Pudsey is an ancient township lying on the eastern foothills of the Yorkshire Pennines. It has a long and proud history, being mentioned in the Domesday Survey of l087/l088, and from the earliest times has been associated with the manufacture of woollen cloth.
The Pudsey Pudding
In 1846 Pudsey celebrated the repeal of the Corn Laws by making an enormous plum pudding which was drawn through the town on a 'wherry' (an open cart), heralded by a brass band. It was subsequently consumed by the good people of Pudsey, seated at long tables in Crawshaw woollen mill yard.
Find out more about the original pudding.
The recipe still exists if you want to try it for yourself.

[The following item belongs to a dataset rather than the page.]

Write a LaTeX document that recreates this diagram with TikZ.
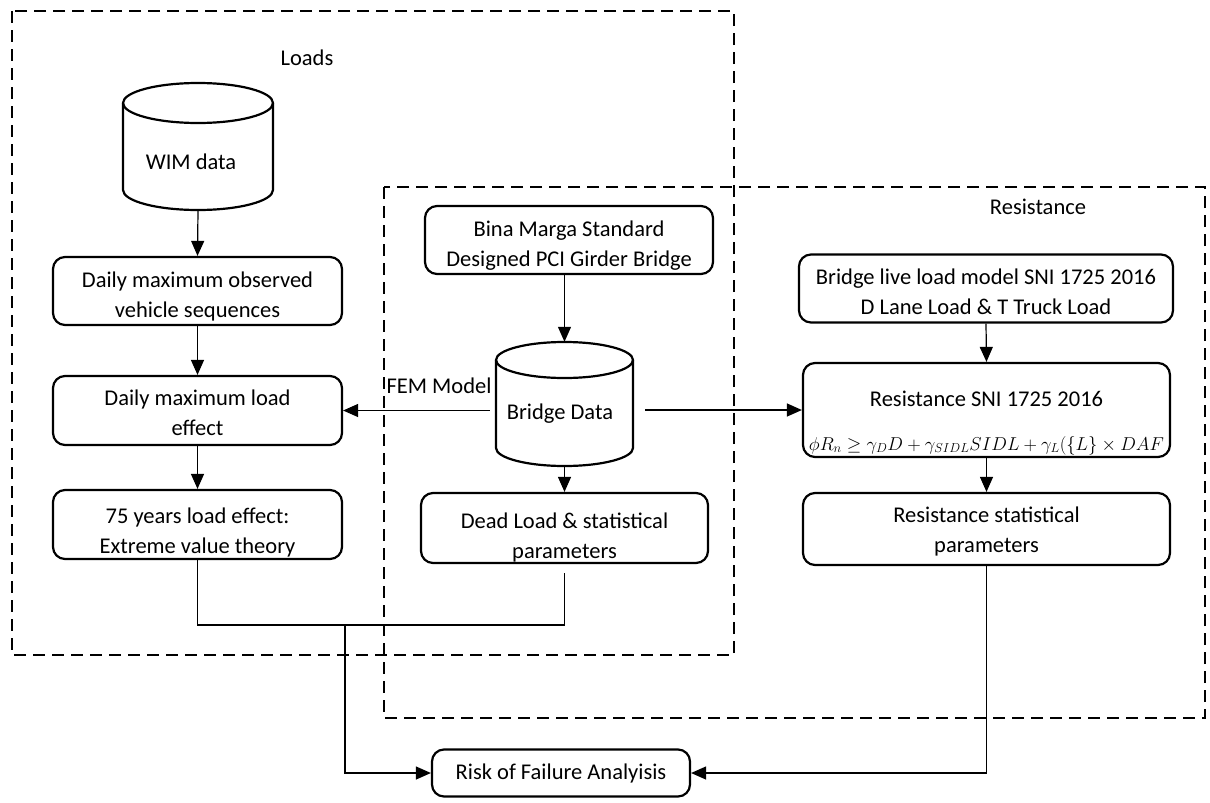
\documentclass[tikz,border=0pt]{standalone}
\usepackage{fontspec}
\setmainfont{Carlito}
\usetikzlibrary{arrows.meta}
\newcommand{\lowtxt}[2]{\raisebox{-#1}[\height][\depth]{\begin{tabular}{@{}c@{}}#2\end{tabular}}}
\begin{document}
\begin{tikzpicture}[x=1pt,y=-1pt,
  box/.style={draw, line width=2.2pt, rounded corners=12pt, align=center, inner sep=0pt},
  cyl/.style={line width=2.2pt},
  conn/.style={line width=1.2pt},
  arr/.style={conn, -{Triangle[length=15pt,width=13pt]}},
  group/.style={line width=2.6pt, dash pattern=on 12pt off 7pt},
  font=\fontsize{22.5}{30}\selectfont]
\useasboundingbox (0,0) rectangle (1210,803);
% group frames
\draw[group] (12,11) rectangle (734,655);
\draw[group] (384,187) rectangle (1205,718);
\node (loadslbl) at (307,58) {Loads};
\node (reslbl) at (1038,207) {Resistance};
% WIM cylinder
\node[minimum width=150pt, minimum height=127pt, inner sep=0pt] (wim) at (198,146.5) {};
\draw[cyl] (198,103) ellipse [x radius=75pt, y radius=20pt];
\draw[cyl] (123,103) -- (123,190) arc[start angle=180, end angle=360, x radius=75pt, y radius=20pt] -- (273,103);
\node (wimtxt) at (191,162) {WIM data};
% Bridge data cylinder
\node[minimum width=137pt, minimum height=124pt, inner sep=0pt] (bd) at (564.5,404) {};
\draw[cyl] (564.5,360) ellipse [x radius=68.5pt, y radius=18pt];
\draw[cyl] (496,360) -- (496,448) arc[start angle=180, end angle=360, x radius=68.5pt, y radius=18pt] -- (633,360);
\node (bdtxt) at (560,414) {Bridge Data};
% boxes
\node[box, minimum width=289pt, minimum height=68pt] (obs) at (197.5,291) {\lowtxt{5pt}{Daily maximum observed\\vehicle sequences}};
\node[box, minimum width=289pt, minimum height=69pt] (dle) at (197.5,410.5) {\lowtxt{4pt}{Daily maximum load\\effect}};
\node[box, minimum width=289pt, minimum height=69pt] (ext) at (197.5,524.5) {\lowtxt{8pt}{75 years load effect:\\Extreme value theory}};
\node[box, minimum width=288pt, minimum height=68pt] (bina) at (569,240) {\lowtxt{5pt}{Bina Marga Standard\\Designed PCI Girder Bridge}};
\node[box, minimum width=287pt, minimum height=70pt] (dead) at (564.5,528) {\lowtxt{9pt}{Dead Load \& statistical\\parameters}};
\node[box, minimum width=374pt, minimum height=68pt] (live) at (986,288.5) {\lowtxt{5pt}{Bridge live load model SNI 1725 2016\\D Lane Load \& T Truck Load}};
\node[box, minimum width=367pt, minimum height=94pt] (rsni) at (986.5,410) {\lowtxt{12pt}{Resistance SNI 1725 2016\\[14pt]\scalebox{0.9}{$\phi R_n \geq \gamma_D D + \gamma_{SIDL} SIDL + \gamma_L(\{L\} \times DAF$}}};
\node[box, minimum width=367pt, minimum height=72pt] (rstat) at (986.5,529) {\lowtxt{2pt}{Resistance statistical\\parameters}};
\node[box, minimum width=258pt, minimum height=47pt] (risk) at (561,773) {Risk of Failure Analyisis};
\node (femlbl) at (439,386) {FEM Model};
% connectors
\draw[arr] (wim.south) -- (obs.north);
\draw[arr] (obs) -- (dle);
\draw[arr] (dle) -- (ext);
\draw[arr] (bina.south -| bd.north) -- (bd.north);
\draw[arr] (bd.south) -- (dead.north);
\draw[arr] ([xshift=-6pt]bd.west |- dle.east) -- (dle.east);
\draw[arr] ([xshift=12pt]bd.east |- rsni.west) -- (rsni.west);
\draw[arr] (live.south) -- (rsni.north);
\draw[arr] (rsni.south) -- (rstat.north);
\coordinate (j) at (345,625);
\draw[conn] (ext.south) |- (dead.south |- j);
\draw[conn] ([yshift=-9pt]dead.south) -- (dead.south |- j);
\draw[arr] (j) |- (risk.west);
\draw[arr] (rstat.south) |- (risk.east);
\end{tikzpicture}
\end{document}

and what of today's Pudsey?
Today most of the mills have gone, the smoke too. The nonconformist chapels are reduced to four and the handloom weavers' cottages, distributed about the town 'like seeds scattered unawares', have become increasingly sought-after for their 'old-world' quality.

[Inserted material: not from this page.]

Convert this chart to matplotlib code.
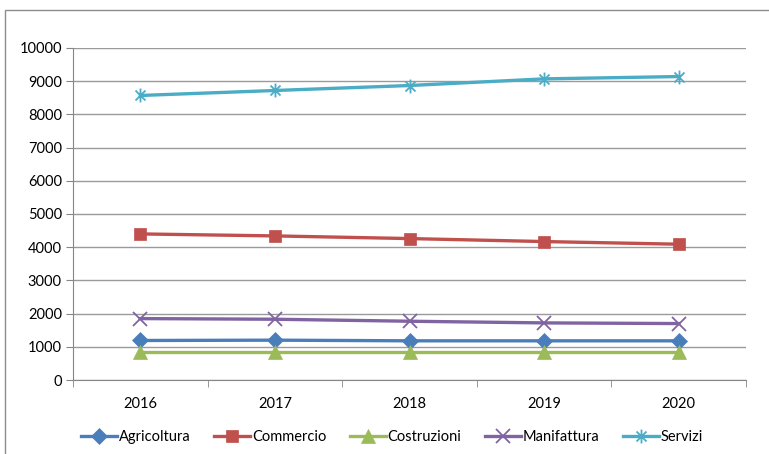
import matplotlib
matplotlib.use("Agg")
import matplotlib.pyplot as plt
from matplotlib.path import Path
from matplotlib.patches import Rectangle

years = ["2016", "2017", "2018", "2019", "2020"]
agricoltura = [1190, 1200, 1180, 1180, 1180]
commercio = [4400, 4340, 4260, 4170, 4090]
costruzioni = [840, 840, 840, 840, 840]
manifattura = [1850, 1830, 1770, 1720, 1700]
servizi = [8570, 8720, 8870, 9070, 9140]
y_ticks = [0, 1000, 2000, 3000, 4000, 5000, 6000, 7000, 8000, 9000, 10000]

plt.rcParams["font.family"] = ["Lato", "DejaVu Sans"]

# asterisk-like star marker: vertical stroke plus an X
star = Path(
    [(0, -1), (0, 1), (-0.72, -0.72), (0.72, 0.72), (-0.72, 0.72), (0.72, -0.72)],
    [Path.MOVETO, Path.LINETO, Path.MOVETO, Path.LINETO, Path.MOVETO, Path.LINETO],
)

fig = plt.figure(figsize=(7.69, 4.54), dpi=100)
ax = fig.add_axes([73 / 769, 74 / 454, 673 / 769, 332 / 454])

# outer chart border
fig.patches.append(Rectangle((5 / 769, -0.05), 1.2, (444 / 454) + 0.05,
                             transform=fig.transFigure, fill=False,
                             edgecolor="#8c8c8c", linewidth=1.0))

x = list(range(len(years)))
series = [
    ("Agricoltura", agricoltura, "#4a7ebb", "D", 8),
    ("Commercio", commercio, "#c0504d", "s", 9),
    ("Costruzioni", costruzioni, "#9bbb59", "^", 10),
    ("Manifattura", manifattura, "#8064a2", "x", 10),
    ("Servizi", servizi, "#4bacc6", star, 10),
]
for name, vals, color, mk, ms in series:
    ax.plot(x, vals, color=color, linewidth=2.4, marker=mk, markersize=ms,
            markerfacecolor=color, markeredgecolor=color,
            markeredgewidth=1.3 if mk in ("x",) or mk is star else 0.5,
            label=name, zorder=3)

ax.set_xlim(-0.5, 4.5)
ax.set_ylim(0, 10000)
ax.set_yticks(y_ticks)
ax.set_yticklabels([str(v) for v in y_ticks])
ax.set_xticks(x)
ax.set_xticklabels(years)
ax.set_xticks([i - 0.5 for i in range(6)], minor=True)
ax.tick_params(axis="x", which="major", length=0, pad=12, labelsize=10.5)
ax.tick_params(axis="x", which="minor", length=5, color="#868686", direction="out")
ax.tick_params(axis="y", length=5, color="#868686", direction="out", pad=3,
               labelsize=10.5)
ax.grid(axis="y", color="#9a9a9a", linewidth=1.0)
ax.set_axisbelow(True)
for side in ("top", "right"):
    ax.spines[side].set_visible(False)
ax.spines["left"].set_color("#868686")
ax.spines["bottom"].set_color("#868686")

leg = fig.legend(loc="center", bbox_to_anchor=(392 / 769, 17 / 454), ncol=5,
                 frameon=False, fontsize=10.5, handlelength=2.5,
                 handletextpad=0.1, columnspacing=1.6)

fig.savefig("out.png", dpi=100)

There is some light industry although Pudsey has largely become a dormitory for Leeds and Bradford, yet it retains much that was best of the old town.

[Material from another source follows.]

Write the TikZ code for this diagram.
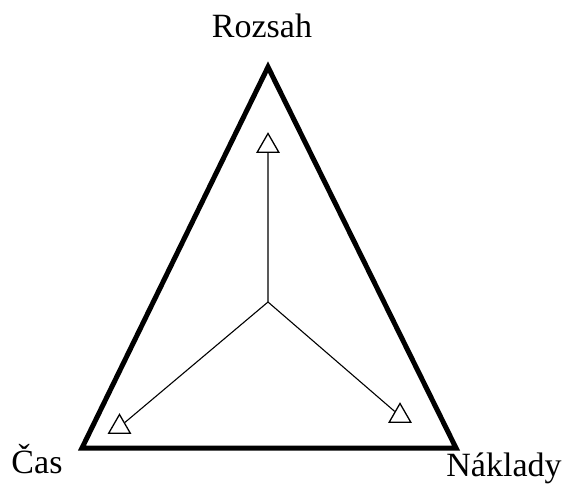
\documentclass[tikz,border=0pt]{standalone}
\usepackage{fontspec}
\setmainfont{Liberation Serif}
\usetikzlibrary{shapes.geometric}

\begin{document}
\begin{tikzpicture}[
    x=1pt,y=-1pt,
    corner/.style={font=\fontsize{34}{40}\selectfont,anchor=base,inner sep=0pt},
    tip/.style={regular polygon,regular polygon sides=3,draw,line width=1.3pt,
        minimum size=25pt,inner sep=0pt,fill=white}
]
    \useasboundingbox (0,0) rectangle (565,485);

    \coordinate (top) at (268,67);
    \coordinate (left) at (82,448);
    \coordinate (right) at (456,448);
    \coordinate (mid) at (268,302);

    \draw[line width=5pt,line join=miter]
        (top)--(left)--(right)--cycle;

    \node[tip] (tR) at (268,146) {};
    \node[tip] (tC) at (119.5,427) {};
    \node[tip] (tN) at (400,416) {};

    \draw[line width=1.1pt]
        (mid)--(tR)
        (mid)--(tC)
        (mid)--(tN);

    \node[corner] (rozsah) at (262,37) {Rozsah};
    \node[corner] (cas) at (37,473) {Čas};
    \node[corner] (naklady) at (504,476) {Náklady};
\end{tikzpicture}
\end{document}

It has a busy shopping centre with an open market on Tuesdays, Fridays and Saturdays.
Dilapidated property in Booth's Yard has been transformed into an attractive cobbled shopping street.
Pudsey also has an 'out-of-town retail park', the Owlcotes Centre.
Near the town centre is a new Sports Centre and a spacious park with attractions including a bowling green, modern aviary, aquarium, miniature zoo and childrens' playground.
The Cricket Connection.
In a town which produced both Herbert Sutcliffe and Len Hutton the cricketing tradition is still strong.
At the 'top end' Pudsey St Lawrence celebrated its 150th anniversary in 1995, whilst at the 'bottom end' Britannia Cricket Club's ground was recently acquired by a survivor of the local Sunday School League, the 'Pudsey Congs'. Both teams acquit themselves well in local leagues and have faithful and sagacious followings of those in who knowledge of the subtleties of cricket is inbred.
In the 1740s a group of Moravian brethren settled in the south of the town. Here they built their settlement of Fulneck, the architectural merit of which is now recognised by its' Grade I listing.
The Moravians' extensive estate was never developed industrially. With the adjoining estates of Tong Hall and Tyersal Hall it forms an oasis of countryside between the busy-ness of Leeds and Bradford.
The Pudsey Civic Society is cooperating in a Countryside Commission initiative to conserve its many ancient rights of way, some of which retain stretches of old 'causeys', for centuries plied by generations of packhorses.
Pudsey is still essentially a stone town, built from the wealth of local quarries. As well as the clusters of stone cottages the town is studded with Larger, detached, two or three storeyed houses built by cloth manufacturers and woolstaplers nearly two hundred years ago. It also has some elegant Georgian houses, notably Nesbit Hall and Height House. But the town is dominated by the great parish church of St Lawrence, externally little altered from when it was built in 1821-1824. From whichever direction the town is approached the tower of Pudsey Church stands boldly on the horizon.